Assim, tem-se através dos contos de Circuito Fechado a perfeita visão do homem contemporâneo, sitiado pelas paisagens de concreto e pela rotina que o escraviza. A descaracterização dos elementos narrativos, bem como a fragmentação do discurso se coadunam para universalizar no caos da cidade o automatismo dos gestos, das vozes, da vida e leva-nos inevitavelmente à conclusão de que os seres se descobrem rascunhos apenas. Quando, no Circuito 5, o sujeito tenta passar a vida a limpo, através de um balanço, conclui a incompletude como pauta de sua vida, de forma irreversível: a luta diária, o medo da violência e tantos desconcertos.

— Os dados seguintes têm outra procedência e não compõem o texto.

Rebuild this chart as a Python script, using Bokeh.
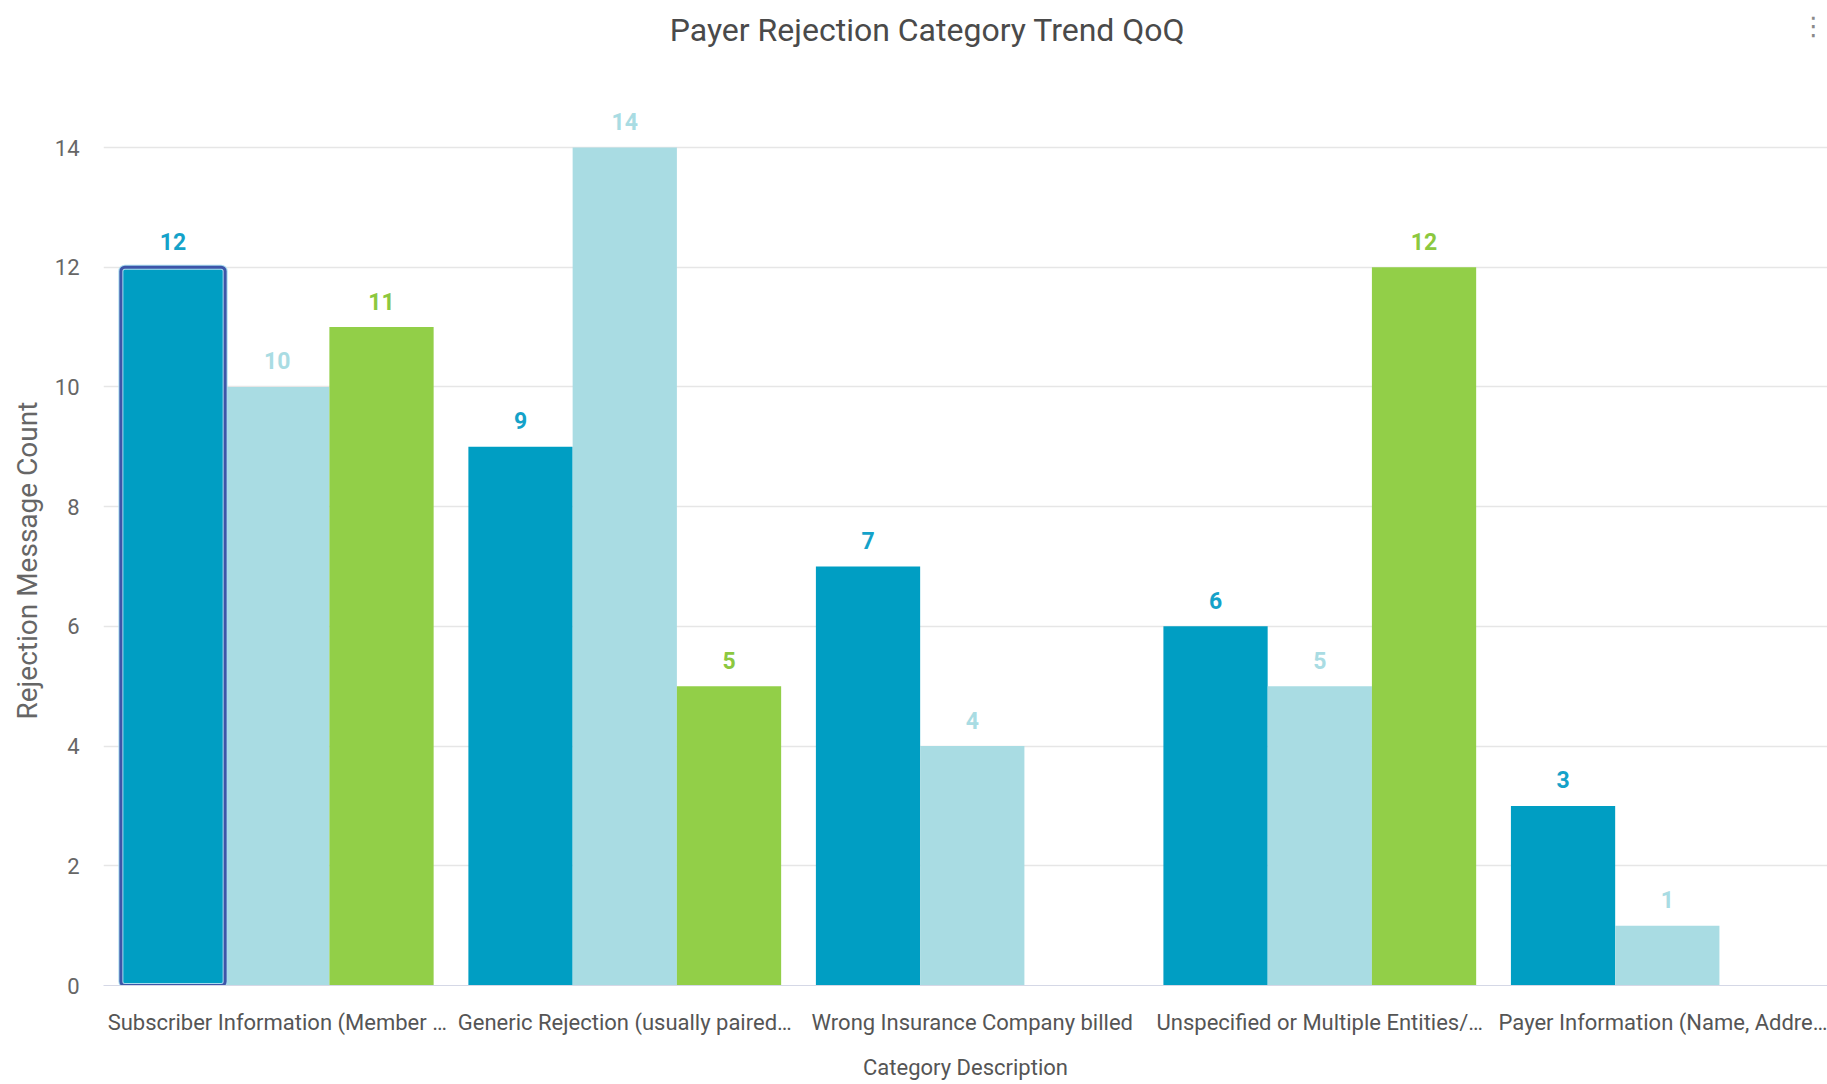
from bokeh.plotting import figure
from bokeh.models import ColumnDataSource, LabelSet, Range1d, FixedTicker, Label, Title
from bokeh.transform import dodge
from bokeh.core.properties import value
from bokeh.embed import file_html
from bokeh.resources import INLINE

# ---- data ----
categories = [
    "Subscriber Information (Member …",
    "Generic Rejection (usually paired…",
    "Wrong Insurance Company billed",
    "Unspecified or Multiple Entities/…",
    "Payer Information (Name, Addre…",
]
series_names = ["Quarter 1", "Quarter 2", "Quarter 3"]
q1_counts = [12, 9, 7, 6, 3]
q2_counts = [10, 14, 4, 5, 1]
q3_counts = [11, 5, None, 12, None]
y_ticks = [0, 2, 4, 6, 8, 10, 12, 14]

bar_colors = ["#009EC3", "#A9DCE3", "#92CF48"]
label_colors = ["#14A2C9", "#A9DCE3", "#8CC83F"]

FONT = "Roboto"

# frame spans from the very top of the canvas down to y=985 (value 0);
# value 14 sits at y=147, so the range top is 985/((985-147)/14)
y_top = 985 / ((985 - 147) / 14)

p = figure(width=1827, height=1084, output_backend="svg", toolbar_location=None,
           x_range=Range1d(-0.5, 4.461), y_range=Range1d(0, y_top),
           min_border_left=103, min_border_right=0, min_border_top=0,
           min_border_bottom=99)
p.outline_line_color = None
p.background_fill_color = "white"
p.border_fill_color = "white"

offsets = [-0.3, 0.0, 0.3]
for k, vals in enumerate([q1_counts, q2_counts, q3_counts]):
    xs = [i for i, v in enumerate(vals) if v is not None]
    ys = [v for v in vals if v is not None]
    src = ColumnDataSource(dict(x=xs, y=ys, t=[str(v) for v in ys]))
    p.vbar(x=dodge("x", offsets[k], range=p.x_range), top="y", width=0.3, bottom=0,
           source=src, fill_color=bar_colors[k], line_color=None)
    p.add_layout(LabelSet(x=dodge("x", offsets[k], range=p.x_range), y="y", text="t",
                          source=src, y_offset=26, text_align="center",
                          text_baseline="middle", text_font=value(FONT),
                          text_font_style="bold", text_font_size="23px",
                          text_color=label_colors[k]))

# highlighted (selected) first bar outline
sel = ColumnDataSource(dict(x=[0], y=[q1_counts[0]]))
p.vbar(x=dodge("x", -0.3, range=p.x_range), top="y", width=0.3, bottom=0, source=sel,
       fill_color=None, line_color="#A9DCF0", line_width=5, border_radius=4)
p.vbar(x=dodge("x", -0.3, range=p.x_range), top="y", width=0.3, bottom=0, source=sel,
       fill_color=None, line_color="#3D55A8", line_width=3, border_radius=4)

# axes
p.xaxis.ticker = FixedTicker(ticks=list(range(len(categories))))
p.xaxis.major_label_overrides = {i: c for i, c in enumerate(categories)}
p.xaxis.major_label_text_font = FONT
p.xaxis.major_label_text_font_size = "22px"
p.xaxis.major_label_text_color = "#555555"
p.xaxis.major_label_standoff = 18
p.xaxis.axis_label = "Category Description"
p.xaxis.axis_label_text_font = FONT
p.xaxis.axis_label_text_font_size = "22px"
p.xaxis.axis_label_text_font_style = "normal"
p.xaxis.axis_label_text_color = "#555555"
p.xaxis.axis_label_standoff = 17
p.xaxis.axis_line_color = "#D5D8E6"
p.xaxis.major_tick_line_color = None
p.xaxis.minor_tick_line_color = None

p.yaxis.ticker = FixedTicker(ticks=y_ticks)
p.yaxis.major_label_text_font = FONT
p.yaxis.major_label_text_font_size = "22px"
p.yaxis.major_label_text_color = "#666666"
p.yaxis.major_label_standoff = 18
p.yaxis.axis_line_color = None
p.yaxis.major_tick_line_color = None
p.yaxis.minor_tick_line_color = None

# y-axis title, centred on the 0..14 span rather than on the whole frame
ytitle = Title(text="Rejection Message Count", align="left", offset=266,
               vertical_align="bottom", standoff=15, text_font=FONT,
               text_font_size="28px", text_font_style="normal", text_color="#666666")
p.add_layout(ytitle, "left")

p.xgrid.grid_line_color = None
p.ygrid.grid_line_color = "#E6E6E6"
p.ygrid.grid_line_width = 1.5

# chart title (screen units relative to the frame: left=103, bottom=985)
p.add_layout(Label(x=927 - 103, y=985 - 29, x_units="screen", y_units="screen",
                   text="Payer Rejection Category Trend QoQ", text_font=FONT,
                   text_font_size="32px", text_color="#4A4A4A",
                   text_align="center", text_baseline="middle"))

# kebab menu
p.add_layout(Label(x=1710, y=985 - 25, x_units="screen", y_units="screen", text="⋮",
                   text_font="DejaVu Sans", text_font_size="26px", text_color="#8A8A8A",
                   text_align="center", text_baseline="middle"))

open("out.html", "w").write(file_html(p, INLINE))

De acordo com a caracterização de Antônio Candido, Ricardo Ramos nos apresenta a visão impura da cidade, que consiste exatamente em misturar “a mirada urbana atual com outras miradas possíveis” (Cândido, 1965: 240). Daí o tom saudosista de alguns enfoques no Circuito 4: uma janela sem horizonte / o engarrafamento do trânsito, dos dias, das pessoas / a cidade encantada, mas seca. Imagens possivelmente suportáveis se houvesse uma sombra rendilhada no chão, uma gaiola de passarinho, um papel de embrulho e cordão, como nos velhos tempos. Mas, em vez de janelas, praças e jardins, tem-se o relógio adiantado, uma tristeza, um espanto e o eterno adiamento, fazendo permanente o provisório.
O presente caótico em Ricardo Ramos é sempre a vontade de retorno ao passado, instigado pela memória que confronta a cidade grande, com seus artifícios e simulacros, com a cidade pequena, com sua natureza e suas verdades.